Cynthia Leitich Smith
What memories of your debut author experience stand out?
In my twenties, I wrote eight full-length adult historical novels set in ancient Rome, none of which were ever published. You’d think I would have noticed prior to writing eight of them that nobody wanted them.
I started writing short stories instead; one was accepted in Seventeen Magazine, and out of that, eventually, came the invitation from a YA editor to write teen paperback romances.
I had found my voice. I loved writing for teens. As to the unsuccessful books,I learned so much writing them. I learned not to give up and I learned to tell a good story fast.
If you could offer advice to the new voice you once were, what would you say?
If you want to write, don’t follow my footsteps! That’s a lot of failure. The best thing for a new writer is practice. Practice writing the way you’d practice the piano or basketball.
Fifteen minutes a day is fine. You don’t have to finish anything. You’re trying to become fluid at this difficult skill.
Did you ever consider giving up? What happened? What kept you going?
I did not ever consider giving up. For reasons I can’t identify, the rejections toughened me rather than weakened me. It became a battle: me versus publishing. Now publishing is my ally.

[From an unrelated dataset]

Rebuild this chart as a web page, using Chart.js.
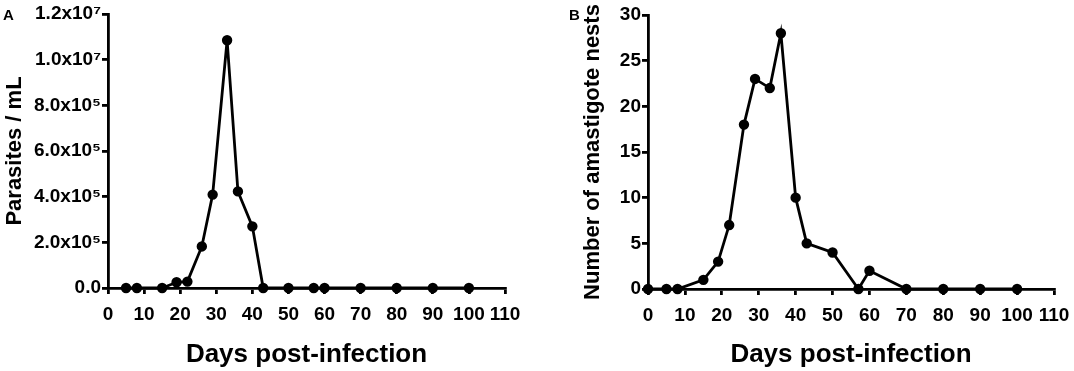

Although the years of failure were hard, my path since then has been a delightful upward route. There haven’t been valleys and there haven’t been rapids. I was blessed with brilliant editors and good publishers. YA readers embrace every kind of book – mystery, romance, suspense, time travel, family saga, historical fiction – and my editors have allowed me to try all those.
What can your readers expect next?
I’ve put a full year into research and travel so that I can tell the story of the English children who will eventually sail on the Mayflower.

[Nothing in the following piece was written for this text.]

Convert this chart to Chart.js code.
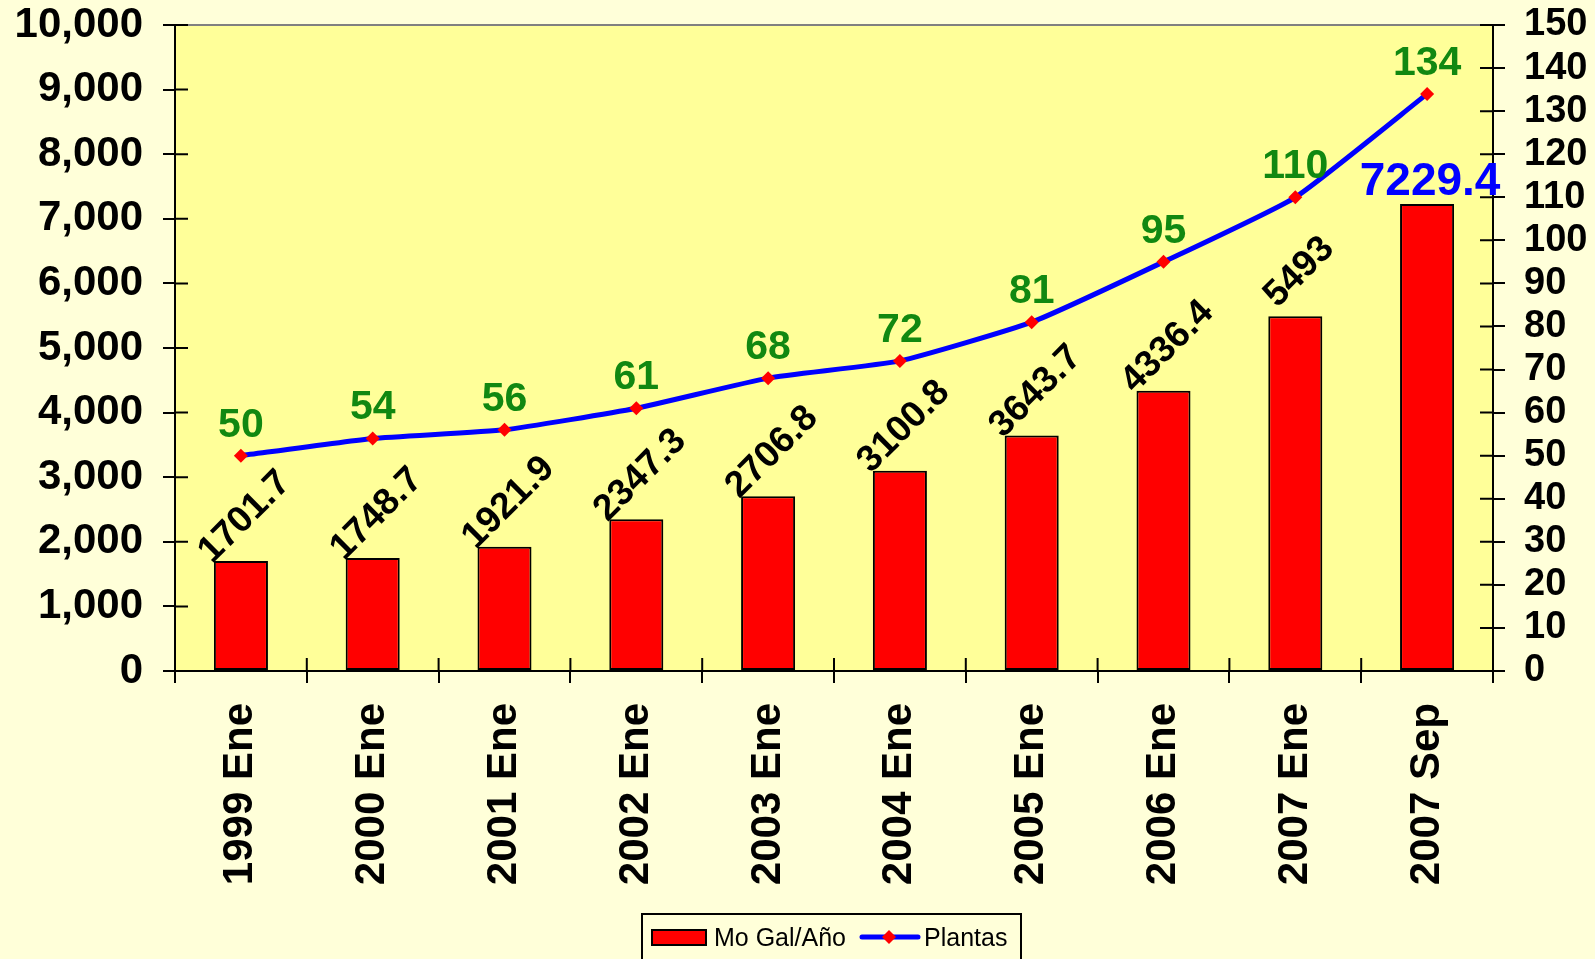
<!DOCTYPE html>
<html>
<head>
<meta charset="utf-8">
<script src="https://cdn.jsdelivr.net/npm/chart.js@4/dist/chart.umd.min.js"></script>
<style>
  html, body { margin: 0; padding: 0; background: #ffffd9; }
  #wrap { width: 1595px; height: 959px; }
</style>
</head>
<body>
<div id="wrap"><canvas id="myChart" width="1595" height="959"></canvas></div>
<script>
'use strict';
// Produccion de etanol y plantas en operacion
const categories = ['1999 Ene', '2000 Ene', '2001 Ene', '2002 Ene', '2003 Ene',
    '2004 Ene', '2005 Ene', '2006 Ene', '2007 Ene', '2007 Sep'];
const galones = [1701.7, 1748.7, 1921.9, 2347.3, 2706.8, 3100.8, 3643.7, 4336.4, 5493, 7229.4];
const plantas = [50, 54, 56, 61, 68, 72, 81, 95, 110, 134];
const galLabels = ['1701.7', '1748.7', '1921.9', '2347.3', '2706.8', '3100.8', '3643.7', '4336.4', '5493', '7229.4'];
const leftTicks = { min: 0, max: 10000, step: 1000 };
const rightTicks = { min: 0, max: 150, step: 10 };

const FONT = "'Liberation Sans', Arial, sans-serif";
Chart.defaults.font.family = FONT;

// fondo del lienzo y del area de trazado
const bgPlugin = {
    id: 'bg',
    beforeDraw(chart) {
        const ctx = chart.ctx, a = chart.chartArea;
        ctx.save();
        ctx.fillStyle = '#ffffd9';
        ctx.fillRect(0, 0, chart.width, chart.height);
        ctx.fillStyle = '#ffff99';
        ctx.fillRect(a.left, a.top, a.right - a.left, a.bottom - a.top);
        ctx.restore();
    },
};

// marcas que cruzan el eje + borde gris superior
const axisPlugin = {
    id: 'axisExtras',
    afterDraw(chart) {
        const ctx = chart.ctx, a = chart.chartArea;
        ctx.save();
        ctx.strokeStyle = '#808080';
        ctx.lineWidth = 2;
        ctx.beginPath();
        ctx.moveTo(a.left, a.top);
        ctx.lineTo(a.right, a.top);
        ctx.stroke();

        ctx.strokeStyle = '#000';
        ctx.beginPath();
        const y = chart.scales.y, y2 = chart.scales.y2, x = chart.scales.x;
        y.ticks.forEach((t, i) => {
            const p = y.getPixelForTick(i);
            ctx.moveTo(a.left, p);
            ctx.lineTo(a.left + 13, p);
        });
        y2.ticks.forEach((t, i) => {
            const p = y2.getPixelForTick(i);
            ctx.moveTo(a.right, p);
            ctx.lineTo(a.right - 13, p);
        });
        const n = categories.length;
        for (let i = 0; i <= n; i++) {
            const p = x.left + (x.right - x.left) * i / n;
            ctx.moveTo(p, a.bottom);
            ctx.lineTo(p, a.bottom - 13);
        }
        ctx.stroke();
        ctx.restore();
    },
};

// etiquetas de valores
const labelPlugin = {
    id: 'valueLabels',
    afterDatasetsDraw(chart) {
        const ctx = chart.ctx;
        const bars = chart.getDatasetMeta(0).data;
        const pts = chart.getDatasetMeta(1).data;
        ctx.save();
        bars.forEach((bar, i) => {
            if (i === bars.length - 1) {
                ctx.fillStyle = '#0000ff';
                ctx.font = 'bold 46px ' + FONT;
                ctx.textAlign = 'center';
                ctx.textBaseline = 'alphabetic';
                ctx.fillText(galLabels[i], bar.x + 3, bar.y - 9);
                return;
            }
            ctx.save();
            ctx.translate(bar.x + 4, bar.y - 44);
            ctx.rotate(-Math.PI / 4);
            ctx.fillStyle = '#000';
            ctx.font = 'bold 37px ' + FONT;
            ctx.textAlign = 'center';
            ctx.textBaseline = 'middle';
            ctx.fillText(galLabels[i], 0, 0);
            ctx.restore();
        });
        ctx.fillStyle = '#118811';
        ctx.font = 'bold 41px ' + FONT;
        ctx.textAlign = 'center';
        ctx.textBaseline = 'alphabetic';
        pts.forEach((pt, i) => {
            ctx.fillText(String(plantas[i]), pt.x, pt.y - 19);
        });
        ctx.restore();
    },
};

// leyenda con recuadro
const legendPlugin = {
    id: 'boxLegend',
    afterDraw(chart) {
        const ctx = chart.ctx;
        const ds = chart.data.datasets;
        ctx.save();
        ctx.fillStyle = '#ffffd9';
        ctx.fillRect(642, 914, 379, 60);
        ctx.strokeStyle = '#000';
        ctx.lineWidth = 2;
        ctx.strokeRect(642, 914, 379, 60);

        ctx.fillStyle = ds[0].backgroundColor;
        ctx.fillRect(652, 930, 54, 15);
        ctx.strokeRect(652, 930, 54, 15);

        ctx.font = '25px ' + FONT;
        ctx.fillStyle = '#000';
        ctx.textBaseline = 'alphabetic';
        ctx.fillText(ds[0].label, 714, 946);

        ctx.strokeStyle = ds[1].borderColor;
        ctx.lineWidth = 5;
        ctx.lineCap = 'round';
        ctx.beginPath();
        ctx.moveTo(862, 937);
        ctx.lineTo(918, 937);
        ctx.stroke();
        ctx.fillStyle = ds[1].pointBackgroundColor;
        ctx.beginPath();
        ctx.moveTo(889, 930);
        ctx.lineTo(896, 937);
        ctx.lineTo(889, 944);
        ctx.lineTo(882, 937);
        ctx.closePath();
        ctx.fill();

        ctx.fillStyle = '#000';
        ctx.fillText(ds[1].label, 924, 946);
        ctx.restore();
    },
};

// sin margen extra de las etiquetas en los ejes verticales
function fixVertical(width) {
    return function (scale) {
        scale.width = width;
        scale.paddingTop = 0;
        scale.paddingBottom = 0;
    };
}

const data = {
    labels: categories,
    datasets: [
        {
            type: 'bar',
            label: 'Mo Gal/Año',
            data: galones,
            yAxisID: 'y',
            backgroundColor: '#ff0000',
            borderColor: '#000',
            borderWidth: 2,
            borderSkipped: false,
            categoryPercentage: 1,
            barPercentage: 0.41,
            order: 1,
        },
        {
            type: 'line',
            label: 'Plantas',
            data: plantas,
            yAxisID: 'y2',
            borderColor: '#0000ff',
            borderWidth: 5,
            pointStyle: 'rectRot',
            pointRadius: 7,
            pointBackgroundColor: '#ff0000',
            pointBorderWidth: 0,
            tension: 0.15,
            order: 0,
        },
    ],
};

const config = {
    data: data,
    options: {
        responsive: false,
        animation: false,
        layout: { padding: { top: 25, left: 0, right: 0, bottom: 0 } },
        plugins: {
            legend: { display: false },
            tooltip: { enabled: false },
        },
        scales: {
            x: {
                grid: {
                    drawOnChartArea: false,
                    tickLength: 12,
                    color: '#000',
                    lineWidth: 2,
                },
                border: { color: '#000', width: 2 },
                ticks: {
                    autoSkip: false,
                    minRotation: 90,
                    maxRotation: 90,
                    padding: 20,
                    color: '#000',
                    font: { size: 42, weight: 'bold' },
                },
                afterFit(scale) {
                    scale.height = 288;
                    scale.paddingLeft = 0;
                    scale.paddingRight = 0;
                },
            },
            y: {
                position: 'left',
                min: leftTicks.min,
                max: leftTicks.max,
                grid: {
                    drawOnChartArea: false,
                    tickLength: 12,
                    color: '#000',
                    lineWidth: 2,
                },
                border: { color: '#000', width: 2 },
                ticks: {
                    stepSize: leftTicks.step,
                    autoSkip: false,
                    padding: 20,
                    color: '#000',
                    font: { size: 42, weight: 'bold' },
                    callback: (v) => v.toLocaleString('en-US'),
                },
                afterFit: fixVertical(175),
            },
            y2: {
                position: 'right',
                min: rightTicks.min,
                max: rightTicks.max,
                grid: {
                    drawOnChartArea: false,
                    tickLength: 12,
                    color: '#000',
                    lineWidth: 2,
                },
                border: { color: '#000', width: 2 },
                ticks: {
                    stepSize: rightTicks.step,
                    autoSkip: false,
                    padding: 19,
                    color: '#000',
                    font: { size: 38, weight: 'bold' },
                },
                afterFit: fixVertical(102),
            },
        },
    },
    plugins: [bgPlugin, axisPlugin, labelPlugin, legendPlugin],
};

const myChart = new Chart(document.getElementById('myChart'), config);
</script>
</body>
</html>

I am riveted by their lives – such drama and tragedy. It’s a privilege to write about their courage and determination. I am so excited that my readers will soon see who these amazing children are.
I’m not sure what I’ll write then. Will I return to suspense novels? Experiment with something entirely different? A different age reader or a different kind of story?
There’s still so much out there. And it’s exciting suddenly to be in a new publishing age: digital books and e-short stories.